Property or pension?
The Budget included a giveaway for first-time buyers, but beneficiaries should beware cutting pension contributions in response.
The Autumn Budget was, all told, far from radical.
One of the few significant proposals was a decision to remove stamp duty for first-time buyers on properties worth up to £300,000. For first-timers buying properties valued at between £300,000 and £500,000, the first £300,000 will be exempt from stamp duty.
Housing has become one of the UK’s most charged political issues in recent years, and the decline in home ownership has shown itself in a growing intergenerational disparity.1
For younger people keen to clamber onto the lower rungs of the housing ladder, the Budget therefore comes as a welcome fillip. Yet they still need to come up with the deposit, which could mean making far-reaching financial decisions.
At 2.2%, wage growth sits significantly below the rate of inflation, which is currently 3%.2 That mismatch means that putting money aside for a deposit is becoming ever harder for those reliant on their salaries. Moreover, forthcoming increases in automatic enrolment contributions will cut take-home pay still further for those affected. The current contribution minimum for employees is just 1% of qualifying earnings, but in April that will rise to 3%, and to 5% in April 2019.3
Faced with pressures from both inflation and rising obligations, some first-time buyers may be tempted to opt out of automatic enrolment altogether. Increasing numbers of first-time buyers benefit from family support, as money for a deposit is often taken from savings or freed up via equity release – earlier this year, one retirement provider reported that 2% of its customers were purchasing an equity release product in order to help a first-time buyer. 4 Yet for buyers who cannot access this kind of family support, it may not be possible to save for a deposit while also remaining in the automatic enrolment scheme.

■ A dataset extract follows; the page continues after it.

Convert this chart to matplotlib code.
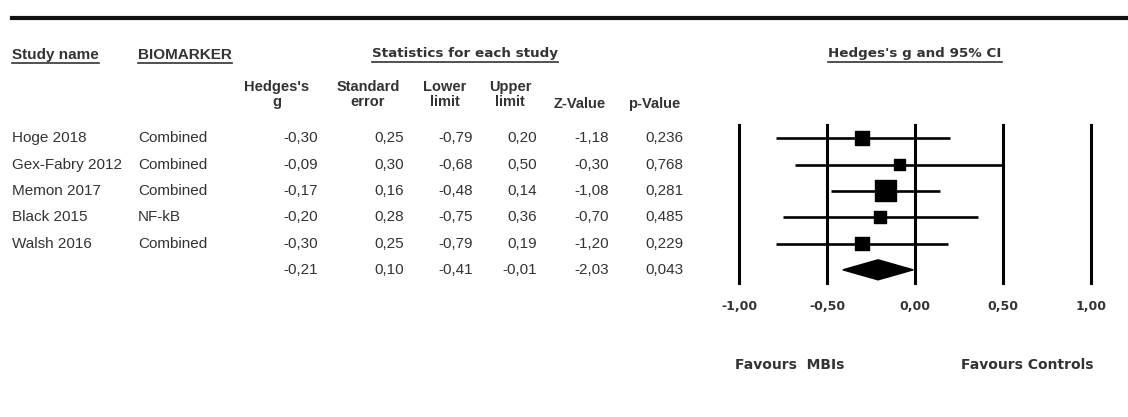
import numpy as np
import matplotlib
matplotlib.use("Agg")
import matplotlib.pyplot as plt
import matplotlib.transforms as mtransforms
from matplotlib.lines import Line2D
from matplotlib.patches import Polygon

# ----------------
# DATA FROM CHART
# ----------------
studies = ["Hoge 2018", "Gex-Fabry 2012", "Memon 2017", "Black 2015", "Walsh 2016"]
biomarker = ["Combined", "Combined", "Combined", "NF-kB", "Combined"]
hedges_g = [-0.30, -0.09, -0.17, -0.20, -0.30]
std_err = [0.25, 0.30, 0.16, 0.28, 0.25]
lower = [-0.79, -0.68, -0.48, -0.75, -0.79]
upper = [0.20, 0.50, 0.14, 0.36, 0.19]
z_val = [-1.18, -0.30, -1.08, -0.70, -1.20]
p_val = [0.236, 0.768, 0.281, 0.485, 0.229]

# pooled (summary) row
pooled_g = -0.21
pooled_se = 0.10
pooled_lower = -0.41
pooled_upper = -0.01
pooled_z = -2.03
pooled_p = 0.043

xticks = [-1.0, -0.5, 0.0, 0.5, 1.0]


def fmt(v, d=2):
    # comma as decimal sign, like the original
    return f"{v:.{d}f}".replace(".", ",")


W, H = 1128, 417
TXT = "#333333"
TABLE_FONT = "Liberation Sans"
HEAD_FONT = "DejaVu Sans"

fig = plt.figure(figsize=(W / 100, H / 100), dpi=100)
fig.patch.set_facecolor("white")

# --------------
# FOREST PANEL
# --------------
ax = fig.add_axes([739 / W, 1 - 283 / H, (1091 - 739) / W, 158 / H])
ax.set_xlim(-1, 1)
ax.set_ylim(5.5, -0.5)
ax.axis("off")

rows = np.arange(len(studies))
for t in xticks:
    ax.axvline(t, color="black", lw=2.2, clip_on=False)

ax.hlines(rows, lower, upper, color="black", lw=1.9, clip_on=False)

# square side proportional to sqrt of inverse-variance weight
w = 1 / np.array(std_err) ** 2
side_px = 3.36 * np.sqrt(w)
side_pt = side_px * 72 / fig.dpi
ax.scatter(hedges_g, rows, marker="s", s=side_pt ** 2, color="black", zorder=3, clip_on=False)

# diamond for pooled effect
yd = len(studies)
hd = 0.38
ax.add_patch(Polygon([(pooled_lower, yd), (pooled_g, yd - hd), (pooled_upper, yd), (pooled_g, yd + hd)],
                     closed=True, color="black", zorder=3, clip_on=False))

xtr = ax.get_xaxis_transform()
for t in xticks:
    ax.text(t, -0.146, fmt(t), transform=xtr, ha="center", va="center",
            fontsize=9, fontweight="bold", family=HEAD_FONT, color=TXT)

fig.text(790 / W, 1 - 365 / H, "Favours  MBIs", ha="center", va="center",
         fontsize=10, fontweight="bold", family=HEAD_FONT, color=TXT)
fig.text(1027 / W, 1 - 365 / H, "Favours Controls", ha="center", va="center",
         fontsize=10, fontweight="bold", family=HEAD_FONT, color=TXT)

# ------------
# TABLE PART
# ------------
trans = mtransforms.blended_transform_factory(fig.transFigure, ax.transData)
FS = 11

cols = [
    (12, "left", studies, None),
    (138, "left", biomarker, None),
    (318, "right", hedges_g, 2),
    (404, "right", std_err, 2),
    (473, "right", lower, 2),
    (537, "right", upper, 2),
    (609, "right", z_val, 2),
    (683, "right", p_val, 3),
]
for x, ha, vals, d in cols:
    for r, v in zip(rows, vals):
        s = v if d is None else fmt(v, d)
        fig.text(x / W, r, s, transform=trans, ha=ha, va="center",
                 fontsize=FS, family=TABLE_FONT, color=TXT)

pooled_vals = [(318, pooled_g, 2), (404, pooled_se, 2), (473, pooled_lower, 2),
               (537, pooled_upper, 2), (609, pooled_z, 2), (683, pooled_p, 3)]
for x, v, d in pooled_vals:
    fig.text(x / W, yd, fmt(v, d), transform=trans, ha="right", va="center",
             fontsize=FS, family=TABLE_FONT, color=TXT)


# column headers
def px_text(x, y, s, **kw):
    return fig.text(x / W, 1 - y / H, s, va="center", color=TXT, **kw)


sub_heads = [(277, "Hedges's", "g"), (368, "Standard", "error"), (445, "Lower", "limit"),
             (510, "Upper", "limit")]
for x, a, b in sub_heads:
    px_text(x, 87, a, ha="center", fontsize=10.5, fontweight="bold", family=TABLE_FONT)
    px_text(x, 102, b, ha="center", fontsize=10.5, fontweight="bold", family=TABLE_FONT)
px_text(580, 104, "Z-Value", ha="center", fontsize=10.5, fontweight="bold", family=TABLE_FONT)
px_text(654, 104, "p-Value", ha="center", fontsize=10.5, fontweight="bold", family=TABLE_FONT)

top_heads = [
    px_text(12, 55, "Study name", ha="left", fontsize=11, fontweight="bold", family=TABLE_FONT),
    px_text(138, 55, "BIOMARKER", ha="left", fontsize=11, fontweight="bold", family=TABLE_FONT),
    px_text(465, 54, "Statistics for each study", ha="center", fontsize=9.7, fontweight="bold", family=HEAD_FONT),
    px_text(915, 54, "Hedges's g and 95% CI", ha="center", fontsize=9.7, fontweight="bold", family=HEAD_FONT),
]

# thick top rule
fig.add_artist(Line2D([12 / W, 1.0], [1 - 18 / H, 1 - 18 / H], lw=3, color="#111111"))

# underline the top headers
fig.canvas.draw()
for t in top_heads:
    bb = t.get_window_extent()
    yl = bb.y0 - 1
    fig.add_artist(Line2D([bb.x0, bb.x1], [yl, yl], lw=1.2, color=TXT,
                          transform=mtransforms.IdentityTransform()))

fig.savefig("out.png", dpi=100, facecolor="white")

Anyone facing such a decision should think carefully before opting out of auto-enrolment altogether. After all, property ownership comes with its own risks and obligations. Perhaps more importantly, auto-enrolment comes with its own benefits in the form of employer contributions. The downside of foregoing pension saving is that an employee will also lose the cumulative effect of his or her employer's contribution, which will be at least 3% by April 2019.
Likewise, the old rule applies that making pension contributions when you are younger is far more remunerative than making contributions as you are nearing retirement. Figures produced by Legal & General (based on Financial Conduct Authority assumptions) show that saving £269 a month in your 20s is the equivalent to saving £947 a month from the age of 55 – in terms of the income it ends up generating for you in retirement. 5
Discerning how best to allocate surplus income between a property deposit and a company pension scheme can be difficult. First-time buyers should beware assuming that the Budget giveaway will automatically make it worth buying as soon as possible. In fact, the Office for Budget Responsibility warned that the reform will probably push up house prices at the lower end of the market, thereby potentially negating the savings being offered.6 Seeking advice and weighing your options carefully is a more prudent approach than simply assuming there’s nothing as safe as houses.
The value of a pension will be directly linked to the performance of the funds you select and the value can therefore go down as well as up.